Transforming massive, complicated economies to meet the 1.5 or 2 degree Celsius targets certainly won't be a simple, nor cheap, task.
Tearing down fossil fuel burning-power plants while constructing renewable energy infrastructure has a massive price tag, perhaps costing nations a considerable chunk the all the money they bring in each year, known more formally as Gross Domestic product, or GDP. (U.S. GDP in 2017 was over $19 trillion.)
If a country wanted to cut emissions in an extreme way, it would need to spend the equivalent of a few percentage points of GDP, David Victor, a professor of international relations at the University of California, San Diego who had no involvement in the study, said in an interview.
"That’s a lot of money," said Victor. "That’s the amount of money you spend on a war."
But, he notes, politicians nearly always emphasize the costs of energy transformation, often ignoring the economic benefits illustrated in this study.
Simply put, it costs money to make money.
And even if nations don't meet the 1.5 Celsius target, these benefits can still be momentous.
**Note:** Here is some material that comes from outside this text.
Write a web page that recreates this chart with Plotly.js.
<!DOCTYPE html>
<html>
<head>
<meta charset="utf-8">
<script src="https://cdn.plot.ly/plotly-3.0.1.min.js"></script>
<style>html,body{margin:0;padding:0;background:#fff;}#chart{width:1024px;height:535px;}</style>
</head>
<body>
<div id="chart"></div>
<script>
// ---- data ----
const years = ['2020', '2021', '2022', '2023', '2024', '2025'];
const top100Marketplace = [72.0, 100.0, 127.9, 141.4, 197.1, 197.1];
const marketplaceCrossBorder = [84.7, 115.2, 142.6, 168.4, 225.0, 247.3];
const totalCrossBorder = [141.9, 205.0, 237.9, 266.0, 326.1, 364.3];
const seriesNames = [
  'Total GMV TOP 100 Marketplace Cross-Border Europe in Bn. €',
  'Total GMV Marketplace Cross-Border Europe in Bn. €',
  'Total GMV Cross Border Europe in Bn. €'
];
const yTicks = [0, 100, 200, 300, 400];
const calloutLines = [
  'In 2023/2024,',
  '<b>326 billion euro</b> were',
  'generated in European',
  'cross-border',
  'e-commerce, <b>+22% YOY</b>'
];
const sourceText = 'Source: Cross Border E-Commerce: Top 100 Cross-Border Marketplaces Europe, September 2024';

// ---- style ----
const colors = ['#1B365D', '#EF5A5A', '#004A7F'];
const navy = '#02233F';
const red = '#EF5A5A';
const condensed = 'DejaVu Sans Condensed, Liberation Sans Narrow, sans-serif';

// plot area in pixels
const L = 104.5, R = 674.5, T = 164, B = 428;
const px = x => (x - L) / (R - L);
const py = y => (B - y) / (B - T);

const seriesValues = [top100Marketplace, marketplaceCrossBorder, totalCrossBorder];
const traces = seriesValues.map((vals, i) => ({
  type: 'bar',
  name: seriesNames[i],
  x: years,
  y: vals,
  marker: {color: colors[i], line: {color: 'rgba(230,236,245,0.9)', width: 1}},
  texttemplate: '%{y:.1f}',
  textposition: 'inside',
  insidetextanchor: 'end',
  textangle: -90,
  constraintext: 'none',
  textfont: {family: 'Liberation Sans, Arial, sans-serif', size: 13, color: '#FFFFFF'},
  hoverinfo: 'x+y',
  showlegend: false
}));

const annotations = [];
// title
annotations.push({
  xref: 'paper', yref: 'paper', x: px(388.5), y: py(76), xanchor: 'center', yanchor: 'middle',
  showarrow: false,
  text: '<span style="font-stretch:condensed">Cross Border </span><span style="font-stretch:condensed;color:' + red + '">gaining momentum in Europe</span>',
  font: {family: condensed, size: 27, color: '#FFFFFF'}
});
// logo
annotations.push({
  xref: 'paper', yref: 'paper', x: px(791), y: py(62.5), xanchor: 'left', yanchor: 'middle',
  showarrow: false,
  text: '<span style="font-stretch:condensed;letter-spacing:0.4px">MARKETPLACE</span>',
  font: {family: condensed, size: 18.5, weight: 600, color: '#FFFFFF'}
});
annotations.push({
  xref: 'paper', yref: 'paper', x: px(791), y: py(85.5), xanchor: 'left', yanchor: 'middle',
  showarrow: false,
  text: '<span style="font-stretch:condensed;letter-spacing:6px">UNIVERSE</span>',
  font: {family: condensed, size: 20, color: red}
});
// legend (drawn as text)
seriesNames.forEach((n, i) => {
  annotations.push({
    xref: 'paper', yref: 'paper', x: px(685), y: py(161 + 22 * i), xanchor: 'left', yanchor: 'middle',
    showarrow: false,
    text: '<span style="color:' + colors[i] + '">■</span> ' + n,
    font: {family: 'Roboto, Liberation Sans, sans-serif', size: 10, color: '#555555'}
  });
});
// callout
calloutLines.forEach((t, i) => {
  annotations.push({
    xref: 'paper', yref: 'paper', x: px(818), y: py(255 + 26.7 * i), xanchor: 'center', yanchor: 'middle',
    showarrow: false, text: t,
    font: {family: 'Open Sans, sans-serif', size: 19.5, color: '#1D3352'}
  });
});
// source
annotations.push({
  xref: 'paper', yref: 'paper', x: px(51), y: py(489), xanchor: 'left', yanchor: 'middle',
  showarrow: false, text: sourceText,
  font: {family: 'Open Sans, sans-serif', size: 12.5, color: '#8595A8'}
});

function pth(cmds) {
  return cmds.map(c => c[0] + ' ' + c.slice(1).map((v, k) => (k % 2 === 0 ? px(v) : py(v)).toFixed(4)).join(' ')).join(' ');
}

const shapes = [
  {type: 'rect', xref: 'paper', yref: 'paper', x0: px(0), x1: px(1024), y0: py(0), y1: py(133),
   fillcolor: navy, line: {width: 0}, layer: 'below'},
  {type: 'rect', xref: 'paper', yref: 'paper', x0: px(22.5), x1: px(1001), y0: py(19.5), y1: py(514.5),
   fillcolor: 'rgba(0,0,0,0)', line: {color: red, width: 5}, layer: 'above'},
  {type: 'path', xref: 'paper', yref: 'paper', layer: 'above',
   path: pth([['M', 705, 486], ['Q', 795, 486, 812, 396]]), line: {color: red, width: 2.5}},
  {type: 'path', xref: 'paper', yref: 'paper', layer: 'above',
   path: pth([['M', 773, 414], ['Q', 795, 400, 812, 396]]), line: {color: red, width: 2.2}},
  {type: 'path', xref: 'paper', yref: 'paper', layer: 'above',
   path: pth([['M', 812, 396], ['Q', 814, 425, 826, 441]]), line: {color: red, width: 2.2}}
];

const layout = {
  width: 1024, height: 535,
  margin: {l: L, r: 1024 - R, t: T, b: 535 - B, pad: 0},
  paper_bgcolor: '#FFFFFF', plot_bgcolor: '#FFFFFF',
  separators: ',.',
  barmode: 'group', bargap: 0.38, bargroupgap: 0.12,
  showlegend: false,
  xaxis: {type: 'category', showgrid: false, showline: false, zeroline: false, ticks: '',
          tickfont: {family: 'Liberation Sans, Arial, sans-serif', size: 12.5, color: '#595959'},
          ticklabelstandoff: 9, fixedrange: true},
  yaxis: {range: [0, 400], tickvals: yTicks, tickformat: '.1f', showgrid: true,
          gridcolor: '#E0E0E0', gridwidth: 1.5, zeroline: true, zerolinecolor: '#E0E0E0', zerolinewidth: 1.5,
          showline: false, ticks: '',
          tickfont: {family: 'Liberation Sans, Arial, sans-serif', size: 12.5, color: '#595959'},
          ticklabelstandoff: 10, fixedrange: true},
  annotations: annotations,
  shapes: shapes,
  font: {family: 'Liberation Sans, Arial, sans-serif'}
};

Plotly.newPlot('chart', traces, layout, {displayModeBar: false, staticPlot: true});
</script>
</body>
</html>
"It's not an all or nothing game," Kate Larsen, the former White House Council on Environmental Quality Deputy Director for Energy and Climate Change under the Obama Administration, said in an interview.
"There's a spectrum of impacts that go from pretty bad to only minor," she said. "There will still be impacts if we meet the Paris goals, but we would have avoided some of the most damaging consequences."
But not meeting the Paris goals, either the more stringent 1.5 degree or 2 degree Celsius targets, will likely hit nations in the place they care about most: their wallets.
"Temperature affects the fundamental building blocks of economies," said Marshall.